Here are a couple of the women unloading after a farmers market.
We visited a small farm at the Andrew Drumm Institute. They had this homemade chicken tractor in one of the fallow fields on the farm.
This is the raised bed section of the Kansas City Community Garden. Each raised bed can be rented be an individual or family, and all the plots at this garden are on a sliding fee scale, based on income. The raised beds are in areas where the soil is too clay or the drainage too poor for other gardening.
The Kansas City Community Gardens also have a Children’s garden with lots of different types of plants for education. This is a dwarf apple tree in the Children’s Garden.

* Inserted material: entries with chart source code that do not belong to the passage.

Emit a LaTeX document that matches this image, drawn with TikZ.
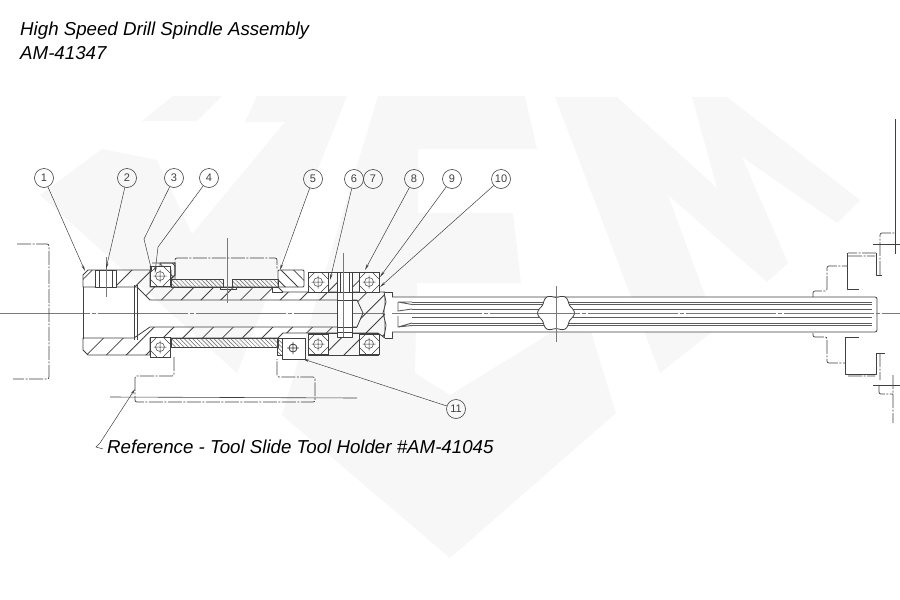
\documentclass[tikz,border=0pt]{standalone}
\usepackage{fontspec}
\usepackage{xcolor}
\setmainfont{Liberation Sans}
\usetikzlibrary{arrows.meta,patterns.meta}
\definecolor{inkgrey}{HTML}{404040}
\definecolor{markgrey}{HTML}{F7F7F7}
\tikzset{
  part/.style={draw=inkgrey, line width=0.8pt, line join=round},
  widehatch/.style={part, pattern={Lines[angle=45,distance=14pt,line width=0.8pt]}, pattern color=inkgrey},
  backhatch/.style={part, pattern={Lines[angle=-45,distance=9pt,line width=0.8pt]}, pattern color=inkgrey},
  finehatch/.style={part, pattern={Lines[angle=-45,distance=3pt,line width=0.5pt]}, pattern color=inkgrey!80},
  phantomline/.style={draw=inkgrey, line width=0.7pt, rounded corners=2pt, dash pattern=on 14pt off 1.5pt on 2pt off 1.5pt},
  centreline/.style={draw=inkgrey!70, line width=0.5pt, dash pattern=on 90pt off 2pt on 4pt off 2pt},
  shaftline/.style={draw=inkgrey!85, line width=0.9pt},
  bubble/.style={circle, draw=inkgrey, line width=0.6pt, minimum size=19pt, inner sep=0pt, font=\fontsize{11}{12}\selectfont, text=inkgrey},
  leader/.style={draw=inkgrey, line width=0.5pt, -{Stealth[length=6pt,width=2.4pt]}},
  caption/.style={anchor=base west, inner sep=0pt, font=\fontsize{18.7}{22}\selectfont\itshape, text=black},
  bearingpic/.pic={
    \draw[draw=inkgrey, line width=0.6pt, fill=white] (-10,-10) rectangle (10,10);
    \draw[draw=inkgrey, line width=0.5pt] (0,0) circle (4.5) (-6.5,0) -- (6.5,0) (0,-6.5) -- (0,6.5);
    \draw[draw=inkgrey, line width=0.5pt]
      (-10,-3) -- (-3,-10) (10,-3) -- (3,-10)
      (-10,3) -- (-3,10) (10,3) -- (3,10)
    ;
  },
}
\begin{document}
\begin{tikzpicture}[x=1pt, y=-1pt]
  \useasboundingbox (0,0) rectangle (900,600);

  \fill[markgrey] (142,121) -- (173,96) -- (222,96) -- (197,121) -- cycle;
  \fill[markgrey]
    (102,149) -- (157,160) -- (192,234) -- (285,122) -- (245,122) -- (257,96)
    -- (347,96) -- (237,373) -- (40,195) -- cycle
  ;
  \fill[markgrey]
    (378,96) -- (525,96) -- (537,149) -- (418,149) -- (418,213) -- (513,213)
    -- (521,283) -- (417,283) -- (415,373) -- (450,395) -- (585,312)
    -- (616,413) -- (450,558) -- (282,415) -- cycle
  ;
  \fill[markgrey]
    (555,97) -- (617,97) -- (717,188) -- (692,97) -- (727,97) -- (860,200)
    -- (837,223) -- (742,157) -- (788,263) -- (767,282) -- (668,195)
    -- (717,328) -- (660,373) -- cycle
  ;

  \node (title) [caption] at (20,35) {High Speed Drill Spindle Assembly};
  \node (number) [caption] at (20,59) {AM-41347};
  \node (refnote) [caption] at (107,453) {Reference - Tool Slide Tool Holder \#AM-41045};

  \draw[centreline] (0,313) -- (392,313);

  \path[widehatch]
    (88,270) -- (150,270) -- (150,287) -- (278,287) -- (283,292) -- (385,292)
    -- (385,338) -- (378,333) -- (283,333) -- (278,338) -- (150,338)
    -- (150,355) -- (88,355) -- (83,350) -- (83,338) -- (134,338) -- (150,327)
    -- (357,327) -- (363,313) -- (357,300) -- (150,300) -- (137,287) -- (83,287)
    -- (83,275) -- cycle
  ;
  \draw[part, fill=white] (95,270) rectangle (116,287);
  \draw[part]
    (99,270) -- (99,287)
    (112,270) -- (112,287)
    (83,287) -- (83,338)
    (134,285) -- (134,340)
    (137,285) -- (137,340)
  ;
  \draw[centreline] (106,257) -- (106,297);

  \draw[part] (152,263) -- (175,263) -- (175,275) -- (171,279);
  \path[backhatch] (160,263) -- (175,263) -- (175,275) -- (171,279) -- (171,270) -- (160,270) -- cycle;
  \draw[finehatch] (171,279) rectangle (223,287);
  \draw[finehatch] (232,279) rectangle (278,287);
  \draw[part] (220,287) rectangle (236,289);
  \draw[finehatch] (171,338) rectangle (278,347);

  \draw[backhatch, rounded corners=1pt] (278,270) rectangle (304,287);
  \draw[part] (272,287) -- (272,292) -- (283,292);
  \draw[finehatch] (277,338) rectangle (282,355);

  \draw[widehatch] (308,272) rectangle (378,292);
  \draw[widehatch] (308,333) rectangle (378,355);
  \pic at (160,276) {bearingpic};
  \pic at (160,347) {bearingpic};
  \pic at (318,282) {bearingpic};
  \pic at (369,282) {bearingpic};
  \pic at (318,344) {bearingpic};
  \pic at (369,344) {bearingpic};

  \draw[part, fill=white] (337,272) -- (352,272) -- (352,337) -- (337,337) -- cycle;
  \draw[part]
    (340,272) -- (340,292)
    (349,272) -- (349,292)
    (337,292) -- (352,292)
    (337,332) -- (352,332)
  ;
  \draw[part] (357,300) -- (337,300) (357,327) -- (337,327);
  \draw[centreline] (343,253) -- (343,337);

  \draw[part, fill=white] (385,292) -- (392,292) -- (392,338) -- (385,338);
  \draw[part] (384,292) -- (386,302) -- (383,313) -- (386,325) -- (384,338);

  \draw[part, fill=white] (282,338) rectangle (305,359);
  \draw[part]
    (293,348) circle (4)
    (287,348) -- (299,348)
    (293,342) -- (293,354)
  ;

  \draw[part, fill=white, rounded corners=2pt] (392,297) -- (877,297) -- (877,332) -- (392,332);
  \foreach \gy in {302,304.5,309,317,323,325.5} {
    \draw[shaftline] (412,\gy) -- (872,\gy);
  }
  \draw[shaftline]
    (398,302) -- (412,302)
    (398,302) -- (398,311) -- (412,309)
    (398,316) -- (398,327) -- (412,325.5)
    (398,327) -- (412,323)
    (398,302) -- (412,304.5)
  ;
  \draw[centreline] (392,313) -- (900,313);
  \draw[part, fill=white]
    plot[domain=0:355, samples=72, smooth cycle] ({556+(17+1.4*cos(6*\x))*cos(\x)}, {313+(17+1.4*cos(6*\x))*sin(\x)})
  ;
  \draw[centreline] (556,286) -- (556,342) (538,313) -- (574,313);

  \draw[centreline] (227,238) -- (227,303);

  \draw[phantomline] (17,244) -- (49,244) -- (49,379) -- (13,379);
  \draw[phantomline] (175,279) -- (175,258) -- (277,258) -- (277,270);
  \draw[phantomline]
    (174,357) -- (174,376) -- (135,376) -- (135,402) -- (315,402) -- (315,377)
    -- (277,377) -- (277,359)
  ;
  \draw[part, line width=0.6pt] (110,397) -- (357,398);

  \draw[phantomline]
    (813,297) -- (813,291) -- (827,291) -- (827,266) -- (847,266)
    (813,333) -- (813,337) -- (827,337) -- (827,363) -- (846,363)
    (876,253) -- (848,253)
    (880,275) -- (880,233) -- (895,233)
    (880,353) -- (880,380)
    (879,385) -- (879,394) -- (893,394)
    (893,375) -- (893,423)
    (848,256) -- (875,256)
    (848,376) -- (875,376)
  ;
  \draw[part, line width=0.7pt]
    (859,289) -- (847,289) -- (847,253)
    (876,253) -- (876,275) -- (882,275)
    (859,337) -- (845,337) -- (845,374) -- (876,374) -- (876,353) -- (885,353)
    (895,119) -- (895,254)
    (873,244) -- (900,244)
    (873,385) -- (900,385)
  ;

  \node (b1) [bubble] at (44,178) {1};
  \node (b2) [bubble] at (127,178) {2};
  \node (b3) [bubble] at (174,178) {3};
  \node (b4) [bubble] at (209,178) {4};
  \node (b5) [bubble] at (313,179) {5};
  \node (b6) [bubble] at (354,179) {6};
  \node (b7) [bubble] at (373,179) {7};
  \node (b8) [bubble] at (414,179) {8};
  \node (b9) [bubble] at (452,179) {9};
  \node (b10) [bubble] at (501,179) {10};
  \node (b11) [bubble] at (456,409) {11};

  \coordinate (t1) at (85,271);
  \coordinate (t2) at (106,269);
  \coordinate (k3) at (144,239);
  \coordinate (t3) at (152,272);
  \coordinate (k4) at (158,247);
  \coordinate (t4) at (155,273);
  \coordinate (t5) at (280,270);
  \coordinate (t6) at (330,280);
  \coordinate (t8) at (365,270);
  \coordinate (t9) at (380,277);
  \coordinate (t10) at (380,287);
  \coordinate (t11) at (303,359);
  \coordinate (tref) at (135,389);
  \coordinate (kref) at (100,443);
  \coordinate (eref) at (96,447);
  \coordinate (fref) at (103,449);

  \draw[leader] (b1) -- (t1);
  \draw[leader] (b2) -- (t2);
  \draw[leader] (b3) -- (k3) -- (t3);
  \draw[leader] (b4) -- (k4) -- (t4);
  \draw[leader] (b5) -- (t5);
  \draw[leader] (b6) -- (t6);
  \draw[leader] (b8) -- (t8);
  \draw[leader] (b9) -- (t9);
  \draw[leader] (b10) -- (t10);
  \draw[leader] (b11) -- (t11);
  \draw[leader] (fref) -- (eref) -- (kref) -- (tref);
\end{tikzpicture}
\end{document}
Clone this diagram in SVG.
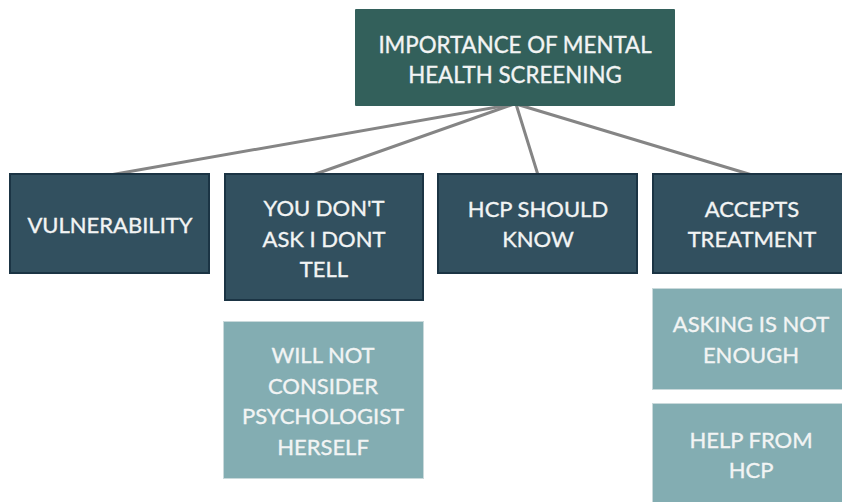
<svg xmlns="http://www.w3.org/2000/svg" width="842" height="502" viewBox="0 0 842 502">
  <style>
    .root { fill: #33605b; }
    .mid { fill: #32505f; stroke: #1b3444; stroke-width: 2; }
    .leaf { fill: #83adb2; stroke: #c9d9db; stroke-width: 1; }
    .lbl { font-family: Lato, "Open Sans", sans-serif; font-size: 22px; fill: #f2f4f4; stroke: #f2f4f4; stroke-width: 0.35; text-anchor: middle; }
    .big { font-size: 22.3px; }
    .link { stroke: #858585; stroke-width: 3; fill: none; stroke-linecap: round; }
  </style>
  <rect width="842" height="502" fill="#ffffff"/>

  <!-- connectors from the root to the four themes -->
  <g id="connectors">
    <line class="link" x1="514" y1="104" x2="110" y2="175"/>
    <line class="link" x1="514" y1="104" x2="310" y2="176"/>
    <line class="link" x1="516" y1="104" x2="538" y2="175"/>
    <line class="link" x1="516" y1="104" x2="752" y2="175"/>
  </g>

  <g id="root">
    <rect class="root" x="355" y="9" width="320" height="97" rx="1"/>
    <text class="lbl big" x="515" y="53">IMPORTANCE OF MENTAL</text>
    <text class="lbl big" x="515" y="83">HEALTH SCREENING</text>
  </g>

  <g id="vulnerability">
    <rect class="mid" x="10" y="174" width="199" height="99"/>
    <text class="lbl" x="110" y="233">VULNERABILITY</text>
  </g>

  <g id="dont-ask">
    <rect class="mid" x="225" y="174" width="198" height="126"/>
    <text class="lbl" x="324" y="216">YOU DON'T</text>
    <text class="lbl" x="324" y="247">ASK I DONT</text>
    <text class="lbl" x="324" y="277">TELL</text>
  </g>

  <g id="hcp-should-know">
    <rect class="mid" x="438" y="174" width="199" height="99"/>
    <text class="lbl" x="538" y="217">HCP SHOULD</text>
    <text class="lbl" x="538" y="247">KNOW</text>
  </g>

  <g id="accepts-treatment">
    <rect class="mid" x="653" y="174" width="200" height="99"/>
    <text class="lbl" x="752" y="217">ACCEPTS</text>
    <text class="lbl" x="752" y="247">TREATMENT</text>
  </g>

  <g id="will-not-consider">
    <rect class="leaf" x="223.5" y="321.5" width="200" height="157"/>
    <text class="lbl" x="323" y="363">WILL NOT</text>
    <text class="lbl" x="323" y="393.5">CONSIDER</text>
    <text class="lbl" x="323" y="424">PSYCHOLOGIST</text>
    <text class="lbl" x="323" y="455">HERSELF</text>
  </g>

  <g id="asking-not-enough">
    <rect class="leaf" x="652.5" y="288.5" width="200" height="101"/>
    <text class="lbl" x="751" y="332">ASKING IS NOT</text>
    <text class="lbl" x="751" y="363">ENOUGH</text>
  </g>

  <g id="help-from-hcp">
    <rect class="leaf" x="652.5" y="403.5" width="200" height="110"/>
    <text class="lbl" x="751" y="448">HELP FROM</text>
    <text class="lbl" x="751" y="478">HCP</text>
  </g>
</svg>
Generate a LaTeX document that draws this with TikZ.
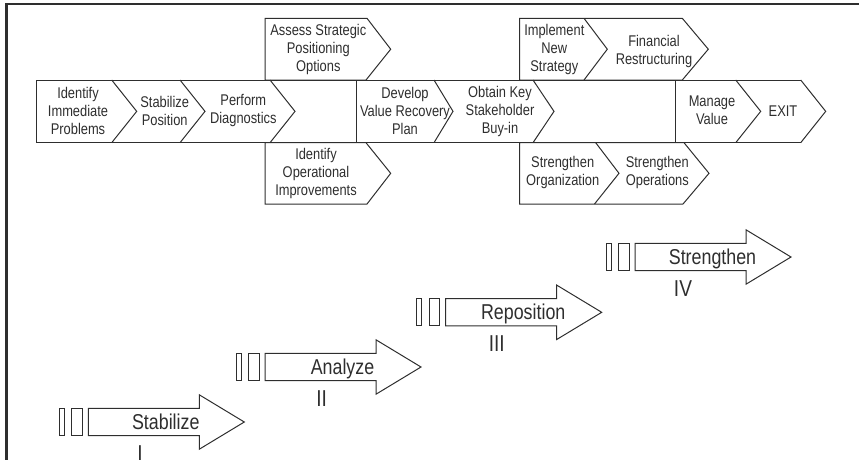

One of the Master Gardeners was at the garden the morning we visited, and he was kind enough to pick a few watermelons from their demonstration plot at the garden and let us sample. Some of them were definitely better than others. Unfortunately, I can’t remember the name of the really good one.
Last, but not least, we visited the Gibbs Road Community Farm with the Cultivate Kansas City organization. This is a very intensive small farm in Kansas City, Kansas, where they train apprentices in small-scale organic farming. You can see the intensity with the row of squash between two high tunnels!
Either tomorrow or Wednesday, I hope to get another post up about things I was up to in the past couple weeks.